Reproduce the listing below exactly, beginning with its first line and ending with the line that holds "const data = categories.map((c, i)"; pictures are not part of the copy.

═══ Recorded information

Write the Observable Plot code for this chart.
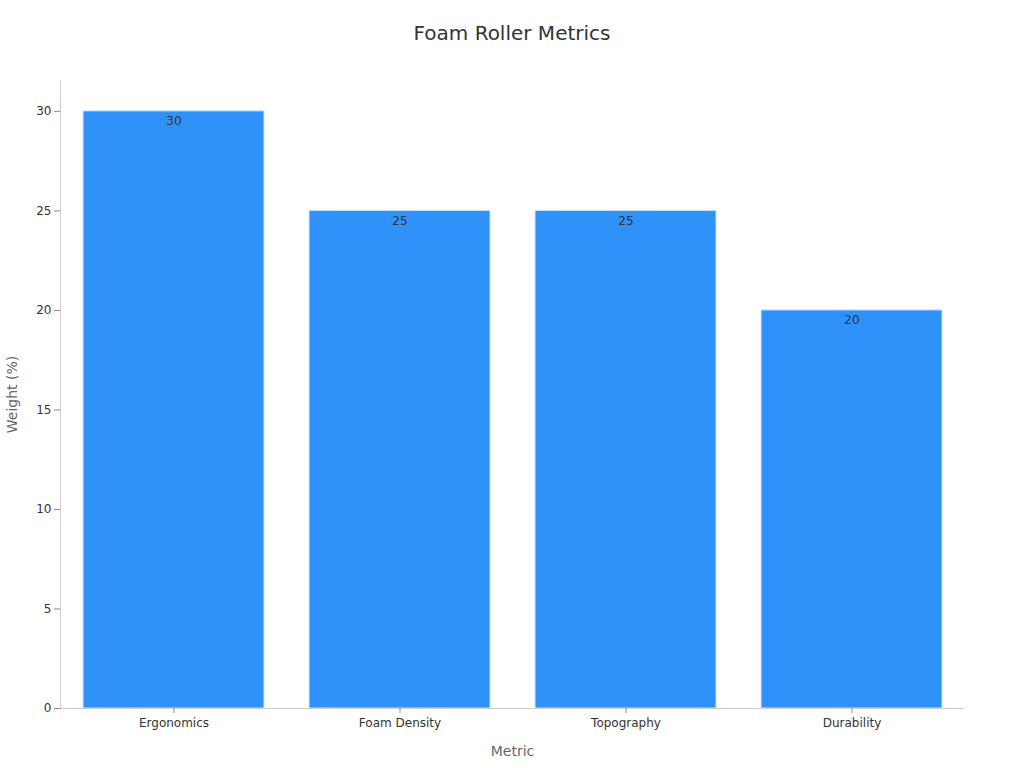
<!DOCTYPE html>
<html>
<head>
<meta charset="utf-8">
<script src="https://cdn.jsdelivr.net/npm/d3@7"></script>
<script src="https://cdn.jsdelivr.net/npm/@observablehq/plot@0.6"></script>
<style>
  body { margin: 0; background: #fff; font-family: "DejaVu Sans", sans-serif; }
  #title { height: 60px; line-height: 66px; text-align: center; font-size: 20px; color: #333; }
  #chart svg { display: block; }
</style>
</head>
<body>
<div id="title">Foam Roller Metrics</div>
<div id="chart"></div>
<script>
const categories = ["Ergonomics", "Foam Density", "Topography", "Durability"];
const weights = [30, 25, 25, 20];
const yTicks = [0, 5, 10, 15, 20, 25, 30];

const data = categories.map((c, i) => ({metric: c, weight: weights[i]}));

const chart = Plot.plot({
  width: 1024,
  height: 708,
  marginTop: 20,
  marginBottom: 60,
  marginLeft: 60,
  marginRight: 60,
  style: {fontFamily: "DejaVu Sans, sans-serif", fontSize: "12px", color: "#333", background: "#fff"},
  x: {domain: categories, paddingInner: 0.2, paddingOuter: 0.1},
  y: {domain: [0, 31.55]},
  marks: [
    Plot.barY(data, {x: "metric", y: "weight", fill: "#2f92f9", stroke: "#cfe5fd", strokeWidth: 1}),
    Plot.text(data, {x: "metric", y: "weight", text: d => String(d.weight), dy: 10, fill: "#333", fontSize: 12}),
    Plot.frame({anchor: "left", stroke: "#ccc"}),
    Plot.ruleY([0], {stroke: "#ccc"}),
    Plot.axisY({ticks: yTicks, tickSize: 6, stroke: "#888", label: "Weight (%)", labelAnchor: "center", labelArrow: "none", labelOffset: 53, fontSize: 12, color: "#333"}),
    Plot.axisX({tickSize: 5, tickPadding: 5, stroke: "#888", label: "Metric", labelAnchor: "center", labelArrow: "none", labelOffset: 47, fontSize: 12})
  ]
});
d3.select(chart).selectAll("[aria-label='y-axis label'] text, [aria-label='x-axis label'] text").attr("fill", "#666").style("font-size", "14px");
document.getElementById("chart").appendChild(chart);
</script>
</body>
</html>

══════

* [Worked solution]:
Write the Observable Plot code for this chart.
<!DOCTYPE html>
<html>
<head>
<meta charset="utf-8">
<script src="https://cdn.jsdelivr.net/npm/d3@7"></script>
<script src="https://cdn.jsdelivr.net/npm/@observablehq/plot@0.6"></script>
<style>
  body { margin: 0; background: #fff; font-family: "DejaVu Sans", sans-serif; }
  #title { height: 60px; line-height: 66px; text-align: center; font-size: 20px; color: #333; }
  #chart svg { display: block; }
</style>
</head>
<body>
<div id="title">Foam Roller Metrics</div>
<div id="chart"></div>
<script>
const categories = ["Ergonomics", "Foam Density", "Topography", "Durability"];
const weights = [30, 25, 25, 20];
const yTicks = [0, 5, 10, 15, 20, 25, 30];

const data = categories.map((c, i) => ({metric: c, weight: weights[i]}));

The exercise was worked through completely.